Distributed Key-Value Store — Notes
Goals (Dynamo paper)
- Always writable (AP).
- Symmetric, decentralized nodes.
- Incremental scalability.
- Heterogeneous hardware support.
Data model
- key → opaque blob (or column family).
- Sometimes secondary indexes (materialized views in Cassandra).
Quorum tuning (N, R, W)
- N = replicas, R = read consensus, W = write consensus.
R + W > N → linearizability-like guarantee for last-writer wins.
- Common: N=3, R=W=2 → strong-ish, tolerate 1 down.

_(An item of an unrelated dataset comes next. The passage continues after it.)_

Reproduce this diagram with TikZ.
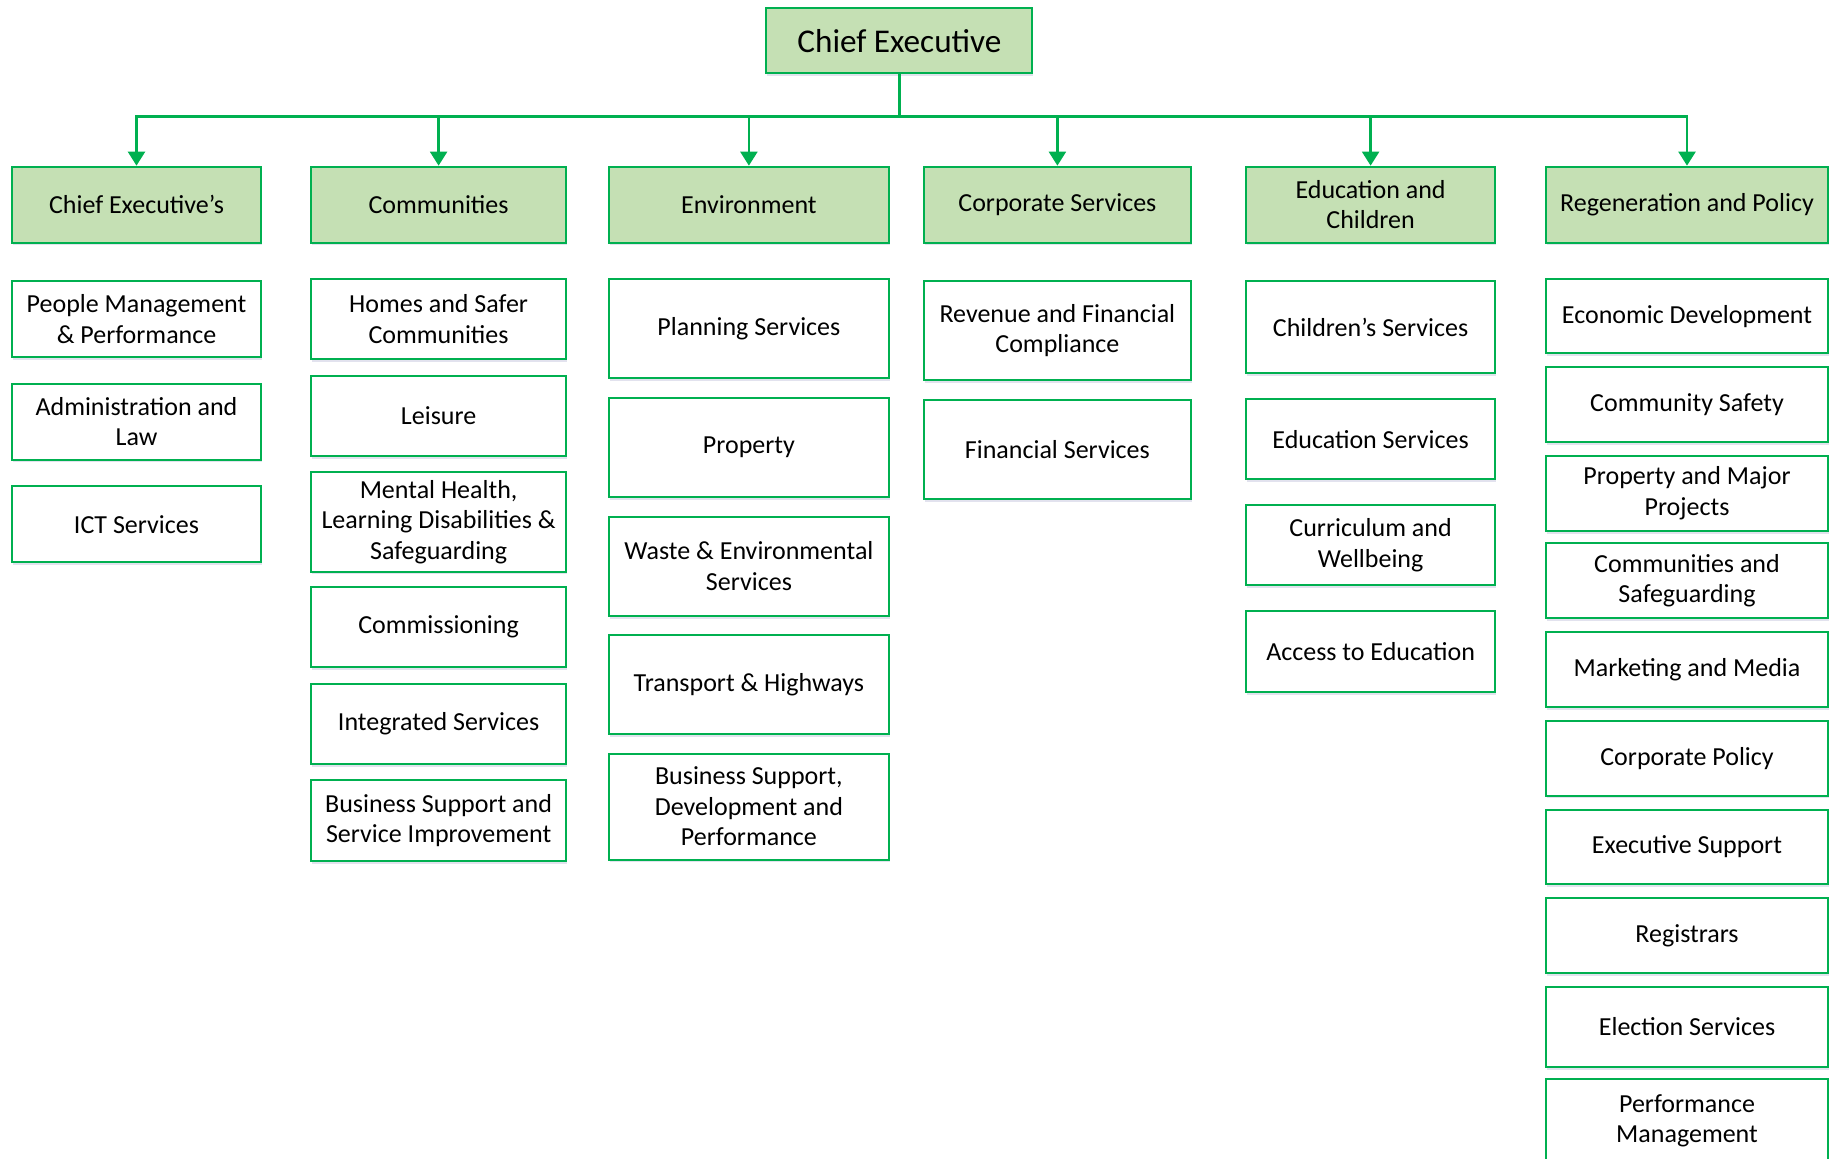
\documentclass[tikz,border=0pt]{standalone}
\usepackage{fontspec}
\setmainfont{Carlito}
\usepackage{xcolor}
\usetikzlibrary{positioning,arrows.meta,shadows}

\definecolor{lineGreen}{RGB}{0,176,80}
\definecolor{fillGreen}{RGB}{197,224,180}

\begin{document}
\begin{tikzpicture}[
	x=0.5pt, y=-0.5pt,
	box/.style={
		rectangle, draw=lineGreen, line width=1pt,
		align=center, inner sep=2pt,
		font=\fontsize{13}{15.25}\selectfont,
		drop shadow={shadow xshift=0.4pt, shadow yshift=-1.4pt, fill=blue!25!gray!40, opacity=0.45}
	},
	head/.style={
		box, fill=fillGreen, minimum width=133pt, minimum height=32.6pt,
		font=\fontsize{16.6}{19}\selectfont
	},
	dept/.style={box, fill=fillGreen, minimum height=38pt},
	svc/.style={box, fill=white},
	link/.style={
		draw=lineGreen, line width=1.4pt,
		-{Triangle[width=8.4pt,length=7pt]}
	}
	]
	
	\useasboundingbox (0,0) rectangle (1829,1159);
	
	% --- TOP ---
	\node[head] (ce) at (899.4,40.8) {Chief Executive};
	
	% --- COLUMN 1 (Chief Executive's) ---
	\begin{scope}[shift={(136.5,0)}, every node/.append style={minimum width=124.8pt}]
		\node[dept] (dCE) at (0,204.7) {Chief Executive’s};
		\node[svc, minimum height=38pt] (ppl) at (0,319) {People Management\\\& Performance};
		\node[svc, minimum height=38pt] (admin) at (0,421.7) {Administration and\\Law};
		\node[svc, minimum height=38pt] (ict) at (0,524.4) {ICT Services};
	\end{scope}
	
	% --- COLUMN 2 (Communities) ---
	\begin{scope}[shift={(438.6,0)}, every node/.append style={minimum width=127.2pt}]
		\node[dept] (dCom) at (0,204.7) {Communities};
		\node[svc, minimum height=40.2pt] (homes) at (0,319) {Homes and Safer\\Communities};
		\node[svc, minimum height=40.2pt] (leisure) at (0,415.9) {Leisure};
		\node[svc, minimum height=49.6pt] (mental) at (0,522) {Mental Health,\\Learning Disabilities \&\\Safeguarding};
		\node[svc, minimum height=40.2pt] (commiss) at (0,627) {Commissioning};
		\node[svc, minimum height=40.2pt] (integ) at (0,723.8) {Integrated Services};
		\node[svc, minimum height=40.2pt] (bsi) at (0,820.6) {Business Support and\\Service Improvement};
	\end{scope}
	
	% --- COLUMN 3 (Environment) ---
	\begin{scope}[shift={(748.9,0)}, every node/.append style={minimum width=140pt}]
		\node[dept] (dEnv) at (0,204.7) {Environment};
		\node[svc, minimum height=49.5pt] (plan) at (0,328.4) {Planning Services};
		\node[svc, minimum height=49.5pt] (prop) at (0,447.4) {Property};
		\node[svc, minimum height=49.5pt] (waste) at (0,566.3) {Waste \& Environmental\\Services};
		\node[svc, minimum height=49.5pt] (trans) at (0,684.7) {Transport \& Highways};
		\node[svc, minimum height=53pt] (bsdp) at (0,806.6) {Business Support,\\Development and\\Performance};
	\end{scope}
	
	% --- COLUMN 4 (Corporate Services) ---
	\begin{scope}[shift={(1057.4,0)}, every node/.append style={minimum width=133.5pt}]
		\node[dept] (dCorp) at (0,204.7) {Corporate Services};
		\node[svc, minimum height=49.5pt] (rev) at (0,330.7) {Revenue and Financial\\Compliance};
		\node[svc, minimum height=49.5pt] (fin) at (0,449.7) {Financial Services};
	\end{scope}
	
	% --- COLUMN 5 (Education and Children) ---
	\begin{scope}[shift={(1370.6,0)}, every node/.append style={minimum width=124.8pt}]
		\node[dept] (dEdu) at (0,204.7) {Education and\\Children};
		\node[svc, minimum height=46pt] (child) at (0,327.2) {Children’s Services};
		\node[svc, minimum height=40.2pt] (edus) at (0,439.2) {Education Services};
		\node[svc, minimum height=40.2pt] (curr) at (0,545.3) {Curriculum and\\Wellbeing};
		\node[svc, minimum height=40.2pt] (access) at (0,651.5) {Access to Education};
	\end{scope}
	
	% --- COLUMN 6 (Regeneration and Policy) ---
	\begin{scope}[shift={(1687,0)}, every node/.append style={minimum width=141pt}]
		\node[dept] (dRegen) at (0,204.7) {Regeneration and Policy};
		\node[svc, minimum height=37.4pt] (econ) at (0,316.1) {Economic Development};
		\node[svc, minimum height=37.4pt] (csafe) at (0,404.8) {Community Safety};
		\node[svc, minimum height=37.4pt] (propmp) at (0,493.4) {Property and Major\\Projects};
		\node[svc, minimum height=37.4pt] (csafeg) at (0,580.9) {Communities and\\Safeguarding};
		\node[svc, minimum height=37.4pt] (mkt) at (0,669.6) {Marketing and Media};
		\node[svc, minimum height=37.4pt] (cpol) at (0,758.2) {Corporate Policy};
		\node[svc, minimum height=37.4pt] (exsup) at (0,846.9) {Executive Support};
		\node[svc, minimum height=37.4pt] (reg) at (0,935.5) {Registrars};
		\node[svc, minimum height=40.2pt] (elect) at (0,1027) {Election Services};
		\node[svc, minimum height=42pt] (perf) at (0,1121) {Performance\\Management};
	\end{scope}
	
	% --- CONNECTORS ---
	\draw[link] (ce.south) -- ++(0,42) -| (dCE.north);
	\draw[link] (ce.south) -- ++(0,42) -| (dCom.north);
	\draw[link] (ce.south) -- ++(0,42) -| (dEnv.north);
	\draw[link] (ce.south) -- ++(0,42) -| (dCorp.north);
	\draw[link] (ce.south) -- ++(0,42) -| (dEdu.north);
	\draw[link] (ce.south) -- ++(0,42) -| (dRegen.north);
	
\end{tikzpicture}
\end{document}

- Lower W=1 for fast writes (less durable).
Conflict resolution
- Last-writer-wins (server clock) — easy, can lose data.
- Vector clocks (Dynamo) — keep siblings, app reconciles.

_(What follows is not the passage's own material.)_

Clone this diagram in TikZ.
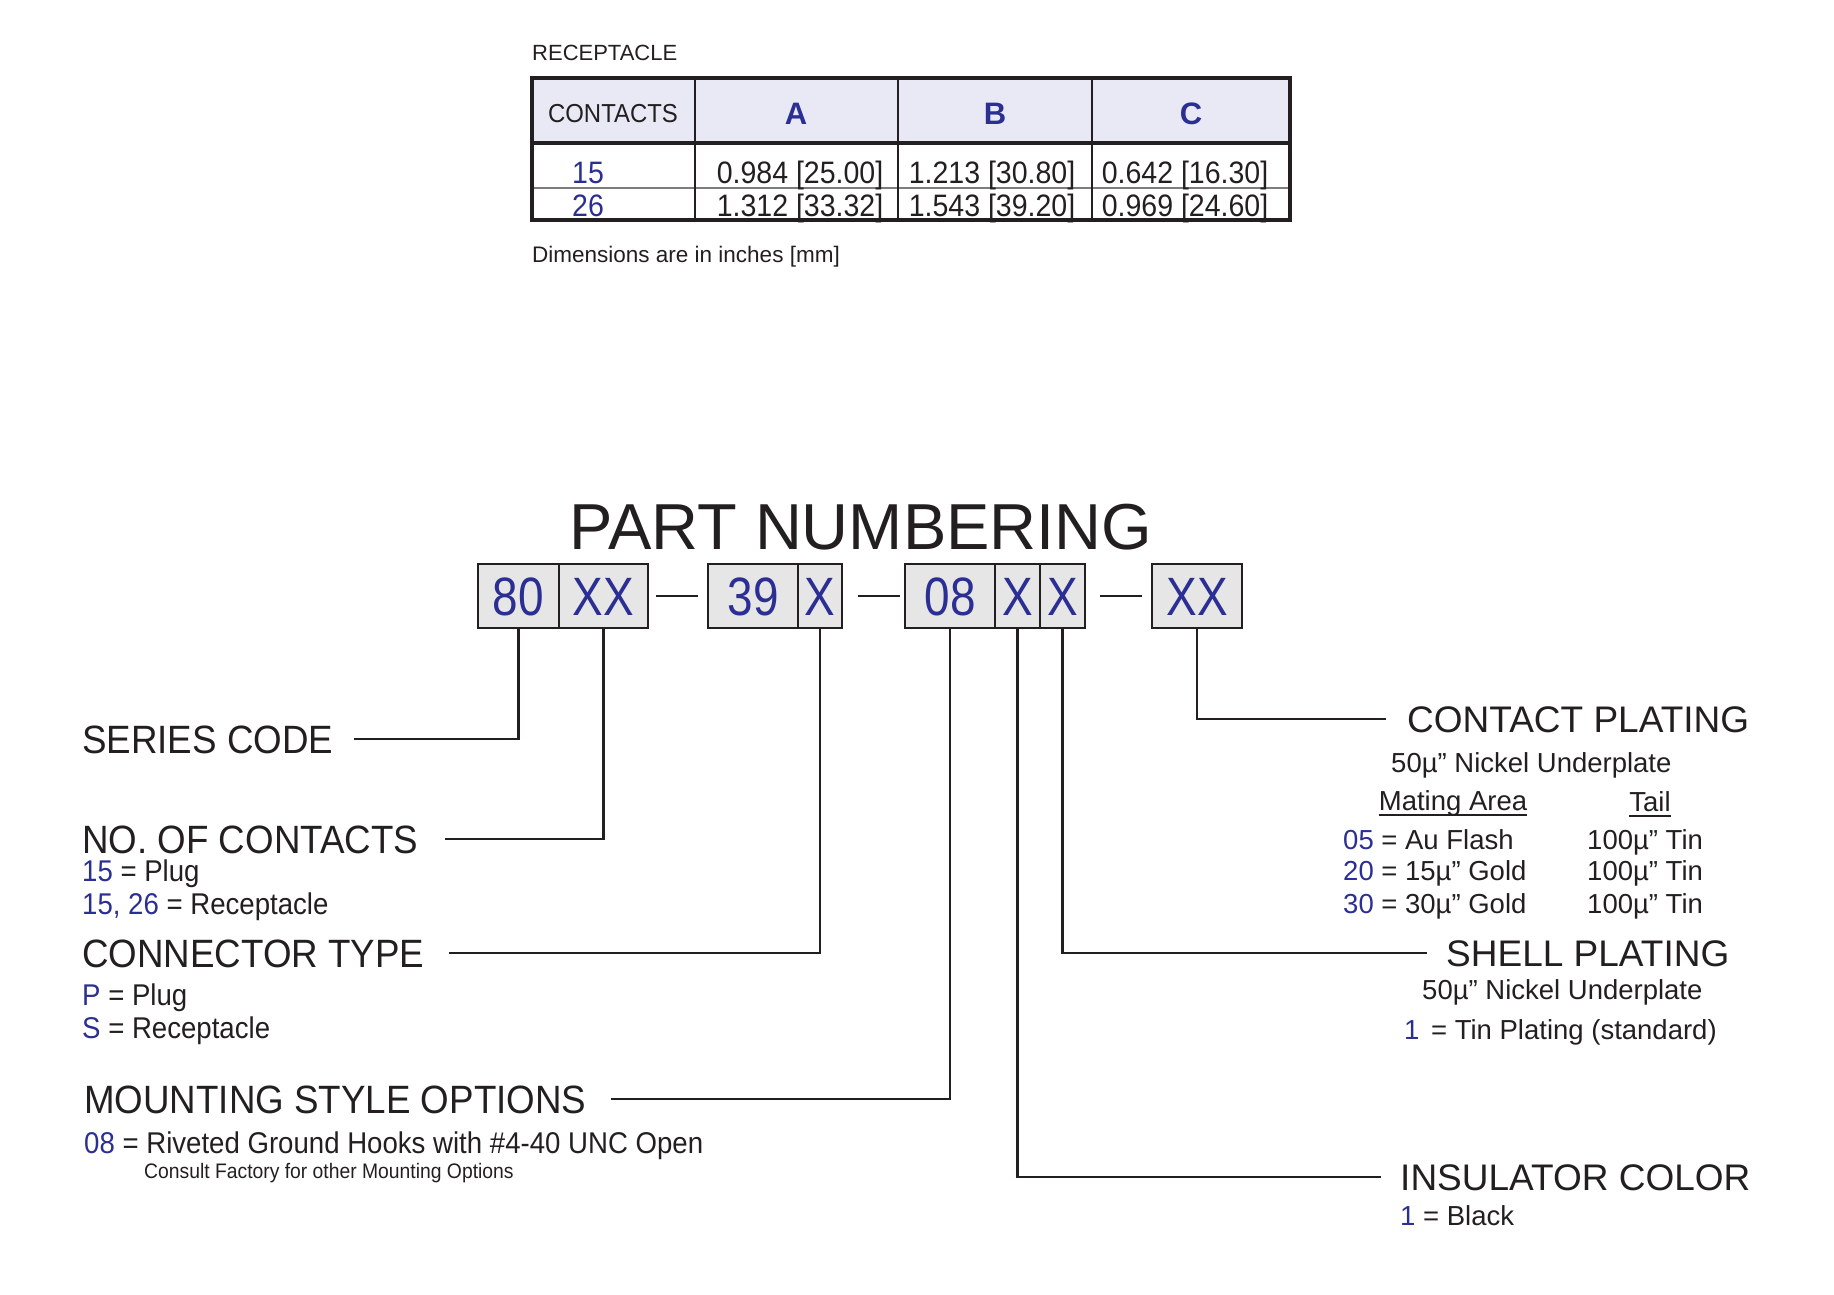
\documentclass[tikz,border=0pt]{standalone}
\usepackage{fontspec}
\setmainfont{Liberation Sans}
\newfontfamily\narrowfont[FakeStretch=0.92]{Liberation Sans}
\newfontfamily\headfont[FakeStretch=0.93]{Liberation Sans}
\newfontfamily\boxfont[FakeStretch=0.85]{Liberation Sans}
\usetikzlibrary{positioning}

\definecolor{pnblue}{RGB}{43,46,146}
\definecolor{ink}{RGB}{35,31,32}
\definecolor{boxgray}{RGB}{230,230,231}
\definecolor{headfill}{RGB}{233,233,246}
\definecolor{rulegray}{RGB}{125,125,125}

\newcommand{\pnum}[1]{\textcolor{pnblue}{#1}}

\tikzset{
  pnbox/.style={draw=ink, line width=2.8pt, fill=boxgray, text=pnblue, outer sep=0pt, inner sep=0pt,
    minimum height=64pt, text height=38.9pt, text depth=0pt, font=\boxfont\fontsize{54}{56}\selectfont},
  pnline/.style={draw=ink, line width=2.8pt},
  lhead/.style={anchor=west, inner sep=0pt, text=ink, text height=28.4pt, text depth=0pt,
    font=\headfont\fontsize{39.5}{42}\selectfont},
  ltext/.style={lhead, text height=21.6pt, font=\narrowfont\fontsize{30}{32}\selectfont},
  rhead/.style={lhead, text height=26.6pt, font=\fontsize{37}{40}\selectfont},
  rtext/.style={lhead, text height=19.8pt, font=\fontsize{27.5}{30}\selectfont},
  cell/.style={inner sep=0pt, text=ink, text height=22.3pt, text depth=0pt,
    font=\narrowfont\fontsize{31}{33}\selectfont},
}

\begin{document}
\begin{tikzpicture}[x=1pt, y=-1pt]
  \useasboundingbox (0,0) rectangle (1834,1294);

  % receptacle table
  \node[lhead, text height=15.8pt, font=\fontsize{22}{24}\selectfont] (rcpt) at (532,53) {RECEPTACLE};
  \fill[headfill] (532,78) rectangle (1290,143);
  \draw[rulegray, line width=1.2pt] (532,188) -- (1290,188);
  \draw[ink, line width=2.6pt] (695,78) -- (695,220) (898,78) -- (898,220) (1092,78) -- (1092,220);
  \draw[ink, line width=4.5pt] (532,143) -- (1290,143);
  \draw[ink, line width=4.5pt] (532,78) rectangle (1290,220);
  \node[cell, text height=18.7pt, font=\narrowfont\fontsize{26}{28}\selectfont] (hcont) at (613,113) {CONTACTS};
  \foreach \col/\x in {A/796, B/995, C/1191}
    \node[cell, text=pnblue, font=\bfseries\fontsize{31}{33}\selectfont] (h\col) at (\x,113) {\col};
  \foreach \n/\y/\va/\vb/\vc in {15/172/{0.984 [25.00]}/{1.213 [30.80]}/{0.642 [16.30]},
                                 26/205/{1.312 [33.32]}/{1.543 [39.20]}/{0.969 [24.60]}} {
    \node[cell, text=pnblue] (c\n) at (588,\y) {\n};
    \node[cell] (a\n) at (800,\y) {\va};
    \node[cell] (b\n) at (992,\y) {\vb};
    \node[cell] (k\n) at (1185,\y) {\vc};
  }
  \node[lhead, text height=16.2pt, font=\fontsize{22.5}{24}\selectfont] (dims) at (532,254) {Dimensions are in inches [mm]};

  % part number
  \node[cell, text height=46.8pt, font=\fontsize{65}{67}\selectfont] (title) at (861,526) {PART NUMBERING};
  \node[pnbox, minimum width=81pt] (b80) at (518.5,596) {80};
  \node[pnbox, minimum width=89pt, right=0pt of b80] (bnc) {XX};
  \node[pnbox, minimum width=90pt] (b39) at (753,596) {39};
  \node[pnbox, minimum width=44pt, right=0pt of b39] (bct) {X};
  \node[pnbox, minimum width=90pt] (b08) at (950,596) {08};
  \node[pnbox, minimum width=45pt, right=0pt of b08] (bic) {X};
  \node[pnbox, minimum width=45pt, right=0pt of bic] (bsp) {X};
  \node[pnbox, minimum width=90pt] (bcp) at (1197,596) {XX};
  \draw[pnline, shorten <=8pt, shorten >=10pt] (bnc) -- (b39);
  \draw[pnline, shorten <=16pt, shorten >=5pt] (bct) -- (b08);
  \draw[pnline, shorten <=15pt, shorten >=10pt] (bsp) -- (bcp);

  % left side
  \node[lhead] (series) at (82,739) {SERIES CODE};
  \node[lhead] (contacts) at (82,839) {NO. OF CONTACTS};
  \node[ltext] (plug15) at (82,871) {\pnum{15} = Plug};
  \node[ltext] (rec15) at (82,904) {\pnum{15, 26} = Receptacle};
  \node[lhead] (ctype) at (82,953) {CONNECTOR TYPE};
  \node[ltext] (ptype) at (82,995) {\pnum{P} = Plug};
  \node[ltext] (stype) at (82,1028) {\pnum{S} = Receptacle};
  \node[lhead] (mount) at (84,1099) {MOUNTING STYLE OPTIONS};
  \node[ltext] (hooks) at (84,1143) {\pnum{08} = Riveted Ground Hooks with \#4-40 UNC Open};
  \node[ltext, text height=15.1pt, font=\narrowfont\fontsize{21}{23}\selectfont] (consult) at (144,1171) {Consult Factory for other Mounting Options};

  % right side
  \node[rhead] (cplate) at (1407,719) {CONTACT PLATING};
  \node[rtext] (cnickel) at (1391,763) {50µ” Nickel Underplate};
  \node[rtext, anchor=center] (mating) at (1453,801) {Mating Area};
  \node[rtext, anchor=center] (tail) at (1650,802) {Tail};
  \draw[ink, line width=1.5pt] ([yshift=-4pt]mating.south west) -- ([yshift=-4pt]mating.south east);
  \draw[ink, line width=1.5pt] ([yshift=-4pt]tail.south west) -- ([yshift=-4pt]tail.south east);
  \foreach \code/\mat/\y in {05/Au Flash/840, 20/15µ” Gold/871, 30/30µ” Gold/904} {
    \node[rtext] (m\code) at (1343,\y) {\pnum{\code} = \mat};
    \node[rtext] (t\code) at (1587,\y) {100µ” Tin};
  }
  \node[rhead] (splate) at (1446,953) {SHELL PLATING};
  \node[rtext] (snickel) at (1422,990) {50µ” Nickel Underplate};
  \node[rtext] (tinplate) at (1404,1030) {\pnum{1}\hspace{4pt} = Tin Plating (standard)};
  \node[rhead] (icolor) at (1400,1177) {INSULATOR COLOR};
  \node[rtext] (black) at (1400,1216) {\pnum{1} = Black};

  % leaders
  \draw[pnline] (b80.south) |- ([xshift=21pt]series.east);
  \draw[pnline] (bnc.south) |- ([xshift=27pt]contacts.east);
  \draw[pnline] (bct.south) |- ([xshift=24pt]ctype.east);
  \draw[pnline] (b08.south) |- ([xshift=24pt]mount.east);
  \draw[pnline] (bcp.south) |- ([xshift=-21pt]cplate.west);
  \draw[pnline] (bsp.south) |- ([xshift=-19pt]splate.west);
  \draw[pnline] (bic.south) |- ([xshift=-19pt]icolor.west);
\end{tikzpicture}
\end{document}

- CRDT counters / sets — automatic merge.
Capacity
- 1 PB across 100 nodes ≈ 10 TB/node.
- 100k ops/s/node common with SSD.
- Compaction can double IO; size accordingly.
Trade-offs
- Tunable consistency is great but operationally complex.
- Wide rows in Cassandra → range scans cheap but hotspot risk.
- TTL columns → tombstones → compaction pressure.
- LWTs (Paxos) much slower than normal write.
Refs
- Dynamo paper (SOSP '07), Cassandra design doc, ScyllaDB blog,
Riak vs Cassandra comparisons, RocksDB tuning guide.